次に左足を半歩ほど下げ、外側に軽く45度程度開きます。
3.
左手で手前側の柄の先のほうを握ります。右手はその前、拳一つ分ほど開けて同じように柄を握ります。目線は鍬の刃先を見てください。
4.
重心は股関節に置き、左右の重心の割合は左足7:右足3くらいのイメージで持ってひざを軽く曲げます。そして鍬を土に入れます。
5.
移動は左足から。まずは左足を引き、次にすり足で右足を引きながら後ろに移動します。右足を引く際に左手で鍬を引きます。右手は添える程度で力はあまり入れません。目線は刃の先から離さないよう注意してください。
◆ 柄の交換、刃の手入れ
力を使う作業に用いる鍬は、刃や柄に負担がかかります。ある程度使いこんだら手入れが必要です。鍬の刃は通常は2本のボルトとナットか、クサビで固定されています。交換用の柄やクサビなども売られていますのでこちらを使うことで折れた柄を交換することが可能です。クサビや柄は、鍬によってサイズが違うので購入する場合は使用中の鍬の柄を差し込む部分のサイズを確認してください。
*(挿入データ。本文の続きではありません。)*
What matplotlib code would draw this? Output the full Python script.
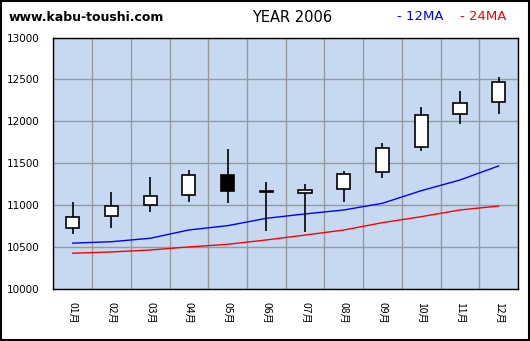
import matplotlib
matplotlib.use("Agg")
import matplotlib.pyplot as plt
from matplotlib.patches import Rectangle
import numpy as np

months = ["01月", "02月", "03月", "04月", "05月", "06月", "07月", "08月", "09月", "10月", "11月", "12月"]
opens  = [10727, 10870, 11000, 11120, 11362, 11170, 11153, 11192, 11395, 11693, 12085, 12229]
closes = [10858, 10990, 11108, 11359, 11175, 11162, 11180, 11372, 11680, 12074, 12217, 12467]
highs  = [11040, 11160, 11338, 11422, 11672, 11280, 11256, 11410, 11744, 12173, 12363, 12530]
lows   = [10663, 10735, 10925, 11045, 11032, 10700, 10687, 11040, 11330, 11648, 11974, 12092]
ma12   = [10550, 10567, 10608, 10707, 10758, 10846, 10898, 10945, 11025, 11175, 11302, 11470]
ma24   = [10430, 10445, 10468, 10505, 10536, 10588, 10646, 10706, 10794, 10865, 10945, 10992]
yticks = [10000, 10500, 11000, 11500, 12000, 12500, 13000]

W, H = 530, 341
fig = plt.figure(figsize=(W / 100, H / 100), dpi=100)
fig.patch.set_facecolor("white")
ax = fig.add_axes([53.4 / W, 1 - 289.3 / H, (518 - 53.4) / W, (289.3 - 37.5) / H])
ax.set_facecolor("#C6D9F1")

x = np.arange(len(months))
ax.set_xlim(-0.5, len(months) - 0.5)
ax.set_ylim(yticks[0], yticks[-1])

# grid
ax.set_xticks(x)
ax.set_xticks(np.arange(-0.5, len(months) + 0.5, 1), minor=True)
ax.set_yticks(yticks)
ax.grid(True, which="minor", axis="x", color="#999999", linewidth=1.0, zorder=0)
ax.grid(True, which="major", axis="y", color="#999999", linewidth=1.0, zorder=0)
ax.set_axisbelow(True)

# moving averages
ax.plot(x, ma12, color="#0000FF", linewidth=1.0, zorder=2)
ax.plot(x, ma24, color="#FF0000", linewidth=1.0, zorder=2)

# candles
bw = 0.34
for i in range(len(months)):
    o, c, h, l = opens[i], closes[i], highs[i], lows[i]
    ax.vlines(x[i], l, h, color="black", linewidth=1.2, zorder=3)
    up = c >= o
    ax.bar(x[i], abs(c - o), bottom=min(o, c), width=bw,
           color="white" if up else "black", edgecolor="black",
           linewidth=1.2, zorder=4)

for s in ax.spines.values():
    s.set_color("black")
    s.set_linewidth(1.0)

ax.tick_params(which="both", length=0)
ax.tick_params(axis="y", pad=10, labelsize=7.5)
ax.set_yticklabels([str(v) for v in yticks], fontfamily="DejaVu Sans")
ax.set_xticklabels(months, rotation=-90, fontsize=7.5,
                   fontfamily=["Noto Sans CJK JP", "DejaVu Sans"])
ax.tick_params(axis="x", pad=9)

# header texts
fig.text(8.5 / W, 1 - 17.5 / H, "www.kabu-toushi.com", fontsize=9, fontweight="bold",
         ha="left", va="center", color="black", fontfamily="DejaVu Sans")
fig.text(292 / W, 1 - 17 / H, "YEAR 2006", fontsize=10.5, ha="center", va="center",
         color="black", fontfamily="DejaVu Sans")
fig.text(397 / W, 1 - 17 / H, "- 12MA", fontsize=9.5, ha="left", va="center",
         color="#0000FF", fontfamily="DejaVu Sans")
fig.text(460 / W, 1 - 17 / H, "- 24MA", fontsize=9.5, ha="left", va="center",
         color="#FF0000", fontfamily="DejaVu Sans")

# outer frame
fig.patches.append(Rectangle((0.5 / W, 1.5 / H), (W - 1.5) / W, (H - 2.5) / H,
                             transform=fig.transFigure, fill=False,
                             edgecolor="black", linewidth=1.5))

fig.savefig("out.png", dpi=100)
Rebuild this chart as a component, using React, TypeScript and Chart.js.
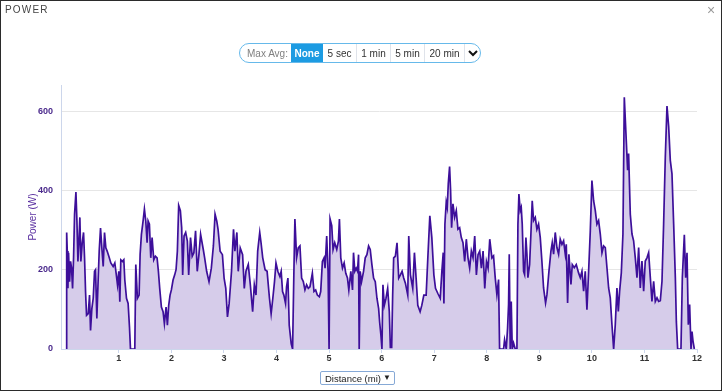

クサビやボルトなどが外れない場合はお店にメンテナンスを頼みましょう。また、刃先がサビたり、鈍ってきた場合はロイヤルホームセンターの一部の店舗で提供しているメンテナンスサービスをご利用ください。店舗によって扱っていない場合もあるので、詳細は各店舗に問い合わせてください。
まとめ
鍬を使いこなすことができれば、ガーデニングや家庭菜園の作業はとてもはかどります。しかし、鍬は刃物の一種であり刃を自分に向けて使用します。扱いにはくれぐれも注意してください。また、日々の手入れも欠かせません。手入れの行き届いていない刃物を使えばそれが思わぬ怪我に繋がることもあります。最低限使用後は、刃についた汚れを落とし水分を拭き取っておきましょう。